Desmond Tutu preached non-violent means to end South Africa’s apartheid. He is being remembered around the world.
South African Desmond Tutu, Anglican Archbishop of Cape Town, died at the age of 90 Sunday.
- Tutu, the first Black bishop of Johannesburg, was a leading voice in South Africa’s movement to end apartheid.
- He was awarded the 1984 Nobel Peace Prize for his non-violent efforts opposing South Africa’s racial segregation.
- Archbishop Tutu was diagnosed with prostate cancer in the late 1990s and required hospitalization recently for infections “associated with his cancer treatment.”
- Reactions from leaders around the world have begun pouring in, including from Tutu’s friend the Dalai Lama who called him “a true humanitarian and a committed advocate of human rights.”
- CNN detailed Tutu’s biography and his winding trail towards the clergy, noting his statement “we begin always by making a political statement even without articulating it in words.”
- The Guardian is running a live feed of reactions from around the world to Tutu’s passing, nothing everyone from UK politicians to South African cricketers.

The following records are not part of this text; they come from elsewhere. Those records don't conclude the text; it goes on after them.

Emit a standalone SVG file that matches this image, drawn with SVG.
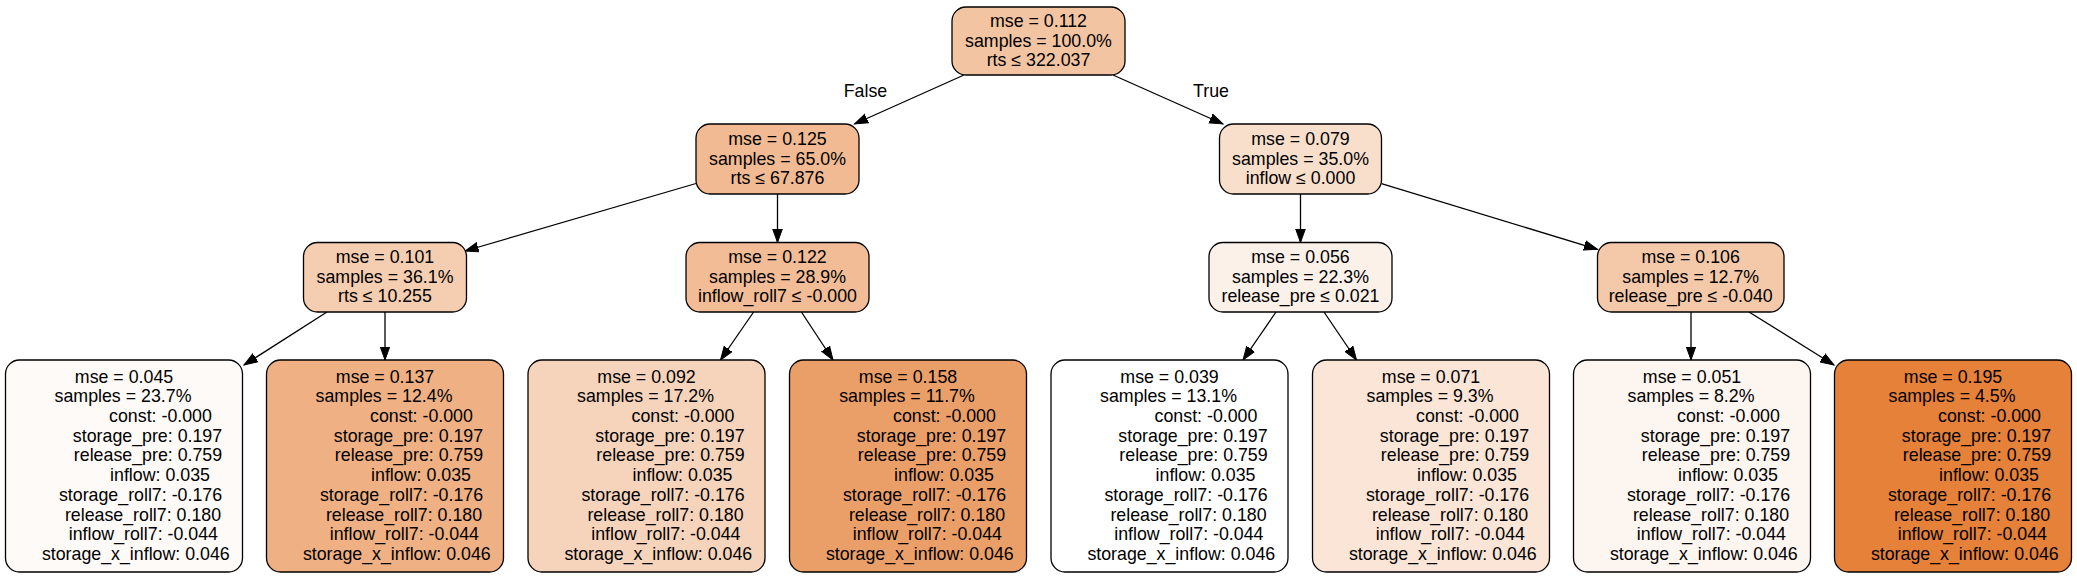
<svg xmlns="http://www.w3.org/2000/svg" width="2077" height="577" viewBox="0 0 2077 577">
<defs>
<marker id="arr" markerUnits="userSpaceOnUse" markerWidth="16" markerHeight="12" refX="13.5" refY="0" viewBox="0 -6 16 12" orient="auto">
<path d="M0,-4.8 L13.5,0 L0,4.8 Z" fill="#000" stroke="#000" stroke-width="1"/>
</marker>
</defs>
<style>
text{font-family:"Liberation Sans",Arial,Helvetica,sans-serif;font-size:17.8px;fill:#000;text-anchor:middle}
rect{stroke:#000;stroke-width:1.3}
.e{stroke:#000;stroke-width:1.3;fill:none;marker-end:url(#arr)}
</style>
<rect width="2077" height="577" fill="#fff" style="stroke:none"/>
<g id="edges">
<line class="e" x1="964" y1="75" x2="854.5" y2="124"/>
<line class="e" x1="1113" y1="75" x2="1223" y2="124"/>
<line class="e" x1="696" y1="183.5" x2="465" y2="251"/>
<line class="e" x1="777.5" y1="194" x2="777.5" y2="242.5"/>
<line class="e" x1="1300.5" y1="194" x2="1300.5" y2="242.5"/>
<line class="e" x1="1381.5" y1="183.7" x2="1597.5" y2="249.3"/>
<line class="e" x1="327" y1="312" x2="244" y2="365"/>
<line class="e" x1="385" y1="312" x2="385" y2="360"/>
<line class="e" x1="753.6" y1="312" x2="720.5" y2="360"/>
<line class="e" x1="801.4" y1="312" x2="833" y2="360"/>
<line class="e" x1="1276" y1="312" x2="1243" y2="360"/>
<line class="e" x1="1324" y1="312" x2="1356.5" y2="360"/>
<line class="e" x1="1691" y1="312" x2="1691" y2="360"/>
<line class="e" x1="1749" y1="312" x2="1834" y2="365"/>
<text x="865.5" y="97.3">False</text>
<text x="1211" y="97.3">True</text>
</g>
<g id="node0">
<rect x="952" y="7" width="173" height="68" rx="14" fill="#f3c4a2"/>
<text x="1038.5" y="26.9">mse = 0.112</text>
<text x="1038.5" y="46.5">samples = 100.0%</text>
<text x="1038.5" y="66.1">rts ≤ 322.037</text>
</g>
<g id="node1">
<rect x="696" y="124" width="163" height="70" rx="14" fill="#f1ba92"/>
<text x="777.5" y="144.9">mse = 0.125</text>
<text x="777.5" y="164.5">samples = 65.0%</text>
<text x="777.5" y="184.1">rts ≤ 67.876</text>
</g>
<g id="node8">
<rect x="1219.5" y="124" width="162" height="70" rx="14" fill="#f8dfcc"/>
<text x="1300.5" y="144.9">mse = 0.079</text>
<text x="1300.5" y="164.5">samples = 35.0%</text>
<text x="1300.5" y="184.1">inflow ≤ 0.000</text>
</g>
<g id="node2">
<rect x="303.5" y="242.5" width="163" height="69.5" rx="14" fill="#f5cdb0"/>
<text x="385" y="263.2">mse = 0.101</text>
<text x="385" y="282.8">samples = 36.1%</text>
<text x="385" y="302.4">rts ≤ 10.255</text>
</g>
<g id="node5">
<rect x="686" y="242.5" width="183" height="69.5" rx="14" fill="#f1bc96"/>
<text x="777.5" y="263.2">mse = 0.122</text>
<text x="777.5" y="282.8">samples = 28.9%</text>
<text x="777.5" y="302.4">inflow_roll7 ≤ -0.000</text>
</g>
<g id="node9">
<rect x="1209" y="242.5" width="183" height="69.5" rx="14" fill="#fcf1e9"/>
<text x="1300.5" y="263.2">mse = 0.056</text>
<text x="1300.5" y="282.8">samples = 22.3%</text>
<text x="1300.5" y="302.4">release_pre ≤ 0.021</text>
</g>
<g id="node12">
<rect x="1597.5" y="242.5" width="186.5" height="69.5" rx="14" fill="#f4c9aa"/>
<text x="1690.7" y="263.2">mse = 0.106</text>
<text x="1690.7" y="282.8">samples = 12.7%</text>
<text x="1690.7" y="302.4">release_pre ≤ -0.040</text>
</g>
<g id="node3" transform="translate(124,0)">
<rect x="-118.5" y="360" width="237" height="212" rx="14" fill="#fefaf7"/>
<text x="0" y="382.6">mse = 0.045</text><text x="-1" y="402.3">samples = 23.7%</text><text x="36.5" y="422">const: -0.000</text><text x="23.5" y="441.7">storage_pre: 0.197</text><text x="24" y="461.4">release_pre: 0.759</text><text x="36" y="481.1">inflow: 0.035</text><text x="16.5" y="500.8">storage_roll7: -0.176</text><text x="19" y="520.5">release_roll7: 0.180</text><text x="19.3" y="540.2">inflow_roll7: -0.044</text><text x="11.8" y="559.9">storage_x_inflow: 0.046</text>
</g>
<g id="node4" transform="translate(385,0)">
<rect x="-118.5" y="360" width="237" height="212" rx="14" fill="#efb083"/>
<text x="0" y="382.6">mse = 0.137</text><text x="-1" y="402.3">samples = 12.4%</text><text x="36.5" y="422">const: -0.000</text><text x="23.5" y="441.7">storage_pre: 0.197</text><text x="24" y="461.4">release_pre: 0.759</text><text x="36" y="481.1">inflow: 0.035</text><text x="16.5" y="500.8">storage_roll7: -0.176</text><text x="19" y="520.5">release_roll7: 0.180</text><text x="19.3" y="540.2">inflow_roll7: -0.044</text><text x="11.8" y="559.9">storage_x_inflow: 0.046</text>
</g>
<g id="node6" transform="translate(646.5,0)">
<rect x="-118.5" y="360" width="237" height="212" rx="14" fill="#f6d4bc"/>
<text x="0" y="382.6">mse = 0.092</text><text x="-1" y="402.3">samples = 17.2%</text><text x="36.5" y="422">const: -0.000</text><text x="23.5" y="441.7">storage_pre: 0.197</text><text x="24" y="461.4">release_pre: 0.759</text><text x="36" y="481.1">inflow: 0.035</text><text x="16.5" y="500.8">storage_roll7: -0.176</text><text x="19" y="520.5">release_roll7: 0.180</text><text x="19.3" y="540.2">inflow_roll7: -0.044</text><text x="11.8" y="559.9">storage_x_inflow: 0.046</text>
</g>
<g id="node7" transform="translate(908,0)">
<rect x="-118.5" y="360" width="237" height="212" rx="14" fill="#eb9f68"/>
<text x="0" y="382.6">mse = 0.158</text><text x="-1" y="402.3">samples = 11.7%</text><text x="36.5" y="422">const: -0.000</text><text x="23.5" y="441.7">storage_pre: 0.197</text><text x="24" y="461.4">release_pre: 0.759</text><text x="36" y="481.1">inflow: 0.035</text><text x="16.5" y="500.8">storage_roll7: -0.176</text><text x="19" y="520.5">release_roll7: 0.180</text><text x="19.3" y="540.2">inflow_roll7: -0.044</text><text x="11.8" y="559.9">storage_x_inflow: 0.046</text>
</g>
<g id="node10" transform="translate(1169.5,0)">
<rect x="-118.5" y="360" width="237" height="212" rx="14" fill="#ffffff"/>
<text x="0" y="382.6">mse = 0.039</text><text x="-1" y="402.3">samples = 13.1%</text><text x="36.5" y="422">const: -0.000</text><text x="23.5" y="441.7">storage_pre: 0.197</text><text x="24" y="461.4">release_pre: 0.759</text><text x="36" y="481.1">inflow: 0.035</text><text x="16.5" y="500.8">storage_roll7: -0.176</text><text x="19" y="520.5">release_roll7: 0.180</text><text x="19.3" y="540.2">inflow_roll7: -0.044</text><text x="11.8" y="559.9">storage_x_inflow: 0.046</text>
</g>
<g id="node11" transform="translate(1431,0)">
<rect x="-118.5" y="360" width="237" height="212" rx="14" fill="#fae5d6"/>
<text x="0" y="382.6">mse = 0.071</text><text x="-1" y="402.3">samples = 9.3%</text><text x="36.5" y="422">const: -0.000</text><text x="23.5" y="441.7">storage_pre: 0.197</text><text x="24" y="461.4">release_pre: 0.759</text><text x="36" y="481.1">inflow: 0.035</text><text x="16.5" y="500.8">storage_roll7: -0.176</text><text x="19" y="520.5">release_roll7: 0.180</text><text x="19.3" y="540.2">inflow_roll7: -0.044</text><text x="11.8" y="559.9">storage_x_inflow: 0.046</text>
</g>
<g id="node13" transform="translate(1692,0)">
<rect x="-118.5" y="360" width="237" height="212" rx="14" fill="#fdf5f0"/>
<text x="0" y="382.6">mse = 0.051</text><text x="-1" y="402.3">samples = 8.2%</text><text x="36.5" y="422">const: -0.000</text><text x="23.5" y="441.7">storage_pre: 0.197</text><text x="24" y="461.4">release_pre: 0.759</text><text x="36" y="481.1">inflow: 0.035</text><text x="16.5" y="500.8">storage_roll7: -0.176</text><text x="19" y="520.5">release_roll7: 0.180</text><text x="19.3" y="540.2">inflow_roll7: -0.044</text><text x="11.8" y="559.9">storage_x_inflow: 0.046</text>
</g>
<g id="node14" transform="translate(1953,0)">
<rect x="-118.5" y="360" width="237" height="212" rx="14" fill="#e58139"/>
<text x="0" y="382.6">mse = 0.195</text><text x="-1" y="402.3">samples = 4.5%</text><text x="36.5" y="422">const: -0.000</text><text x="23.5" y="441.7">storage_pre: 0.197</text><text x="24" y="461.4">release_pre: 0.759</text><text x="36" y="481.1">inflow: 0.035</text><text x="16.5" y="500.8">storage_roll7: -0.176</text><text x="19" y="520.5">release_roll7: 0.180</text><text x="19.3" y="540.2">inflow_roll7: -0.044</text><text x="11.8" y="559.9">storage_x_inflow: 0.046</text>
</g>
</svg>
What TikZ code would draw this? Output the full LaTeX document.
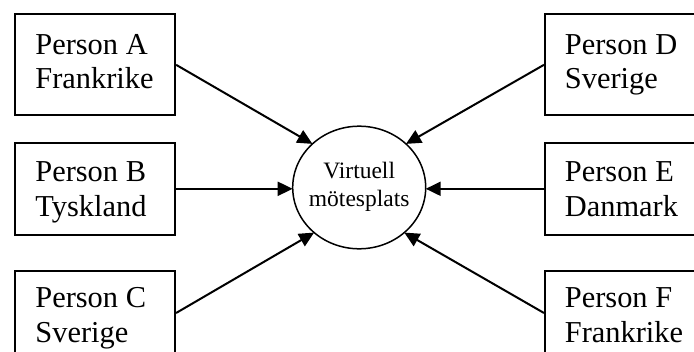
\documentclass[tikz,border=0pt]{standalone}
\usepackage{fontspec}
\setmainfont{Liberation Serif}
\usetikzlibrary{shapes.geometric,arrows.meta}
\begin{document}
\begin{tikzpicture}[x=0.5pt,y=-0.5pt,
  personbox/.style={draw, line width=1pt, rectangle, anchor=north west,
    minimum width=80.2pt, inner sep=0pt},
  personlabel/.style={anchor=base west, inner sep=0pt,
    font=\fontsize{15.2}{17.25}\selectfont},
  hub/.style={draw, ellipse, line width=0.75pt, inner sep=0pt, outer sep=0pt,
    minimum width=66.5pt, minimum height=61.3pt},
  hublabel/.style={anchor=base, inner sep=0pt,
    font=\fontsize{11.75}{13.7}\selectfont},
  link/.style={line width=1pt, -{Triangle[length=7.5pt,width=7pt]}}
]
\useasboundingbox (0,0) rectangle (694,352);
\clip (0,0) rectangle (694,352);

% meeting place in the middle
\node[hub] (V) at (359.2,187.5) {};
\node[hublabel] (Vt) at (359.2,178.6)
  {\begin{tabular}[t]{@{}c@{}}Virtuell\\mötesplats\end{tabular}};

% participants on the left
\node[personbox, minimum height=50.4pt] (A) at (13.7,13.4) {};
\node[personbox, minimum height=46.2pt] (B) at (13.7,141.6) {};
\node[personbox, minimum height=42pt]   (C) at (13.7,270) {};
\node[personlabel] (At) at (35,54.5)
  {\begin{tabular}[t]{@{}l@{}}Person A\\Frankrike\end{tabular}};
\node[personlabel] (Bt) at (35,181.6)
  {\begin{tabular}[t]{@{}l@{}}Person B\\Tyskland\end{tabular}};
\node[personlabel] (Ct) at (35,307.5)
  {\begin{tabular}[t]{@{}l@{}}Person C\\Sverige\end{tabular}};

% participants on the right
\node[personbox, minimum height=50.4pt] (D) at (544,13.4) {};
\node[personbox, minimum height=46.2pt] (E) at (544,141.6) {};
\node[personbox, minimum height=42pt]   (F) at (544,270) {};
\node[personlabel] (Dt) at (564.5,54.5)
  {\begin{tabular}[t]{@{}l@{}}Person D\\Sverige\end{tabular}};
\node[personlabel] (Et) at (564.5,181.6)
  {\begin{tabular}[t]{@{}l@{}}Person E\\Danmark\end{tabular}};
\node[personlabel] (Ft) at (564.5,307.5)
  {\begin{tabular}[t]{@{}l@{}}Person F\\Frankrike\end{tabular}};

% everyone connects to the meeting place
\draw[link] (A.east) -- (V.137);
\draw[link] (B.east) -- (B.east -| V.west);
\draw[link] (C.east) -- (V.225);
\draw[link] (D.west) -- (V.43);
\draw[link] (E.west) -- (E.west -| V.east);
\draw[link] (F.west) -- (V.-45);
\end{tikzpicture}
\end{document}
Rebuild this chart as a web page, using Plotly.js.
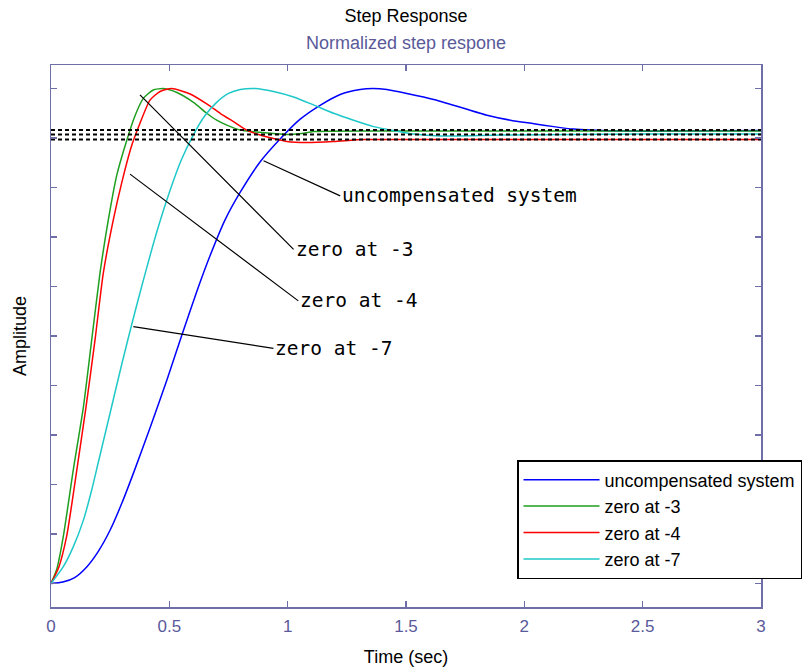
<!DOCTYPE html>
<html>
<head>
<meta charset="utf-8">
<script src="https://cdn.plot.ly/plotly-3.0.1.min.js"></script>
<style>
html,body{margin:0;padding:0;background:#fff;}
#chart{width:809px;height:671px;}
</style>
</head>
<body>
<div id="chart"></div>
<script>
// ---- data ----
const seriesNames = ["uncompensated system", "zero at -3", "zero at -4", "zero at -7"];

const tBlue = [0, 0.05, 0.10, 0.15, 0.20, 0.25, 0.30, 0.35, 0.419, 0.489, 0.553, 0.616, 0.672, 0.736, 0.799, 0.884, 0.968, 1.053, 1.137, 1.222, 1.306, 1.36, 1.419, 1.504, 1.617, 1.744, 1.842, 1.941, 2.040, 2.124, 2.208, 2.279, 2.427, 2.6, 3.0];
const ampBlue = [0, 0.003, 0.012, 0.033, 0.065, 0.108, 0.163, 0.225, 0.315, 0.410, 0.502, 0.590, 0.662, 0.735, 0.790, 0.852, 0.898, 0.938, 0.966, 0.988, 0.998, 1.0, 0.998, 0.990, 0.978, 0.960, 0.946, 0.936, 0.929, 0.923, 0.918, 0.916, 0.914, 0.914, 0.915];

const tGreen = [0, 0.025, 0.052, 0.094, 0.137, 0.172, 0.207, 0.242, 0.278, 0.320, 0.355, 0.390, 0.432, 0.475, 0.532, 0.602, 0.658, 0.700, 0.743, 0.799, 0.870, 0.940, 0.997, 1.06, 1.109, 1.5, 2.0, 2.5, 3.0];
const ampGreen = [0, 0.030, 0.095, 0.229, 0.357, 0.492, 0.627, 0.734, 0.825, 0.895, 0.945, 0.980, 0.997, 1.0, 0.992, 0.972, 0.950, 0.936, 0.926, 0.916, 0.912, 0.909, 0.907, 0.909, 0.913, 0.914, 0.914, 0.914, 0.914];

const tRed = [0, 0.033, 0.066, 0.109, 0.148, 0.186, 0.221, 0.263, 0.299, 0.341, 0.376, 0.419, 0.461, 0.510, 0.588, 0.658, 0.715, 0.771, 0.827, 0.884, 0.940, 0.997, 1.081, 1.194, 1.321, 1.5, 2.0, 2.5, 3.0];
const ampRed = [0, 0.033, 0.095, 0.229, 0.357, 0.492, 0.627, 0.734, 0.810, 0.885, 0.930, 0.977, 0.994, 1.0, 0.989, 0.969, 0.950, 0.933, 0.916, 0.906, 0.899, 0.893, 0.891, 0.893, 0.897, 0.897, 0.897, 0.897, 0.897];

const tCyan = [0, 0.052, 0.094, 0.137, 0.172, 0.20, 0.25, 0.30, 0.35, 0.40, 0.45, 0.50, 0.55, 0.60, 0.65, 0.70, 0.75, 0.80, 0.863, 0.940, 1.025, 1.109, 1.194, 1.278, 1.363, 1.447, 1.532, 1.645, 1.90, 2.5, 3.0];
const ampCyan = [0, 0.034, 0.074, 0.128, 0.189, 0.245, 0.345, 0.445, 0.540, 0.630, 0.715, 0.790, 0.855, 0.905, 0.945, 0.972, 0.990, 0.998, 1.0, 0.994, 0.983, 0.967, 0.950, 0.936, 0.923, 0.915, 0.908, 0.904, 0.906, 0.908, 0.908];

const steadyValues = [0.916, 0.907, 0.897];
const steadySpan = [0, 3];

const xTickVals = [0, 0.5, 1, 1.5, 2, 2.5, 3];
const xTickText = ["0", "0.5", "1", "1.5", "2", "2.5", "3"];

// callout labels: label, tip (t, amp), tail (t, amp)
const calloutLabels = ["uncompensated system", "zero at -3", "zero at -4", "zero at -7"];
const calloutTipT = [0.898, 0.376, 0.334, 0.348];
const calloutTipA = [0.854, 0.987, 0.827, 0.519];
const calloutTailT = [1.222, 1.025, 1.045, 0.940];
const calloutTailA = [0.783, 0.675, 0.571, 0.475];

// ---- styles ----
const colors = ["#0000ff", "#1f9f1f", "#ff0000", "#1fc8c8"];
const axisColor = "#6e6ea8";
const labelColor = "#5a5a9a";
const sans = "Liberation Sans, Arial, sans-serif";

const xs = [tBlue, tGreen, tRed, tCyan];
const ys = [ampBlue, ampGreen, ampRed, ampCyan];

const traces = seriesNames.map((n, i) => ({
  type: "scatter", mode: "lines", name: n,
  x: xs[i], y: ys[i],
  line: {color: colors[i], width: 1.5, shape: "spline", smoothing: 0.6}
}));

steadyValues.forEach(v => {
  traces.push({
    type: "scatter", mode: "lines", showlegend: false, hoverinfo: "skip",
    x: steadySpan, y: steadySpan.map(() => v),
    line: {color: "#000", width: 2, dash: "4px,3px"}
  });
});

const annotations = calloutLabels.map((txt, i) => ({
  x: calloutTipT[i], y: calloutTipA[i], xref: "x", yref: "y",
  ax: calloutTailT[i], ay: calloutTailA[i], axref: "x", ayref: "y",
  text: txt, showarrow: true, arrowhead: 0, arrowwidth: 1.2, arrowcolor: "#000",
  xanchor: "left", yanchor: "middle",
  font: {family: "DejaVu Sans Mono, monospace", size: 19.5, color: "#000"}
}));

annotations.push({
  text: "Normalized step respone", xref: "paper", yref: "paper",
  x: 0.5, y: 1 + (65 - 43) / 542, xanchor: "center", yanchor: "middle",
  showarrow: false, font: {family: sans, size: 18, color: labelColor}
});

const layout = {
  width: 809, height: 671,
  margin: {l: 51, r: 48, t: 65, b: 64, autoexpand: false},
  paper_bgcolor: "#fff", plot_bgcolor: "#fff",
  showlegend: true,
  title: {text: "Step Response", x: 0.5, xanchor: "center", xref: "paper",
          y: 1 - 16 / 671, yref: "container", yanchor: "middle",
          font: {family: sans, size: 18, color: "#000"}},
  xaxis: {
    range: [0, 3], tickvals: xTickVals, ticktext: xTickText,
    showgrid: false, zeroline: false,
    showline: true, linecolor: axisColor, linewidth: 1.5, mirror: "ticks",
    ticks: "inside", ticklen: 6, tickwidth: 1.5, tickcolor: axisColor,
    ticklabelstandoff: 3,
    tickfont: {family: sans, size: 17, color: labelColor},
    title: {text: "Time (sec)", font: {family: sans, size: 18, color: "#000"}, standoff: 15}
  },
  yaxis: {
    range: [-0.0475, 1.0475], tick0: 0, dtick: 0.1,
    showticklabels: false, showgrid: false, zeroline: false,
    showline: true, linecolor: axisColor, linewidth: 1.5, mirror: "ticks",
    ticks: "inside", ticklen: 6, tickwidth: 1.5, tickcolor: axisColor,
    title: {text: "Amplitude", font: {family: sans, size: 18, color: "#000"}, standoff: 18}
  },
  legend: {
    x: (517 - 51) / 710, xanchor: "left", y: (607 - 460) / 542, yanchor: "top",
    bgcolor: "#fff", bordercolor: "#000", borderwidth: 1.5,
    font: {family: sans, size: 18, color: "#000"},
    itemwidth: 76, tracegroupgap: 0
  },
  annotations: annotations
};

Plotly.newPlot("chart", traces, layout, {displayModeBar: false, staticPlot: true});
</script>
</body>
</html>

- The New York Times highlighted Tutu’s chairmanship of the Truth and Reconciliation Committee following the dismantling of apartheid in South Africa, and noted Tutu’s insistence for restorative rather than retributive justice.
- The Wall Street Journal’s coverage of Tutu’s life was more anecdotal than biographical, and recounted an instance in which the Archbishop interrupted his own speech to dive into the crowd and save the life of a man about to be necklaced.
- Fox News ran an Associated Press wire story that included a section on Tutu’s commitment to gay rights, quoting him as saying “I would refuse to go to a homophobic heaven.”
- The New York Post published a photo essay of Tutu’s life, with photos of him preaching as well as more lighthearted moments of him celebrating the opening of the 2010 World Cup in South Africa.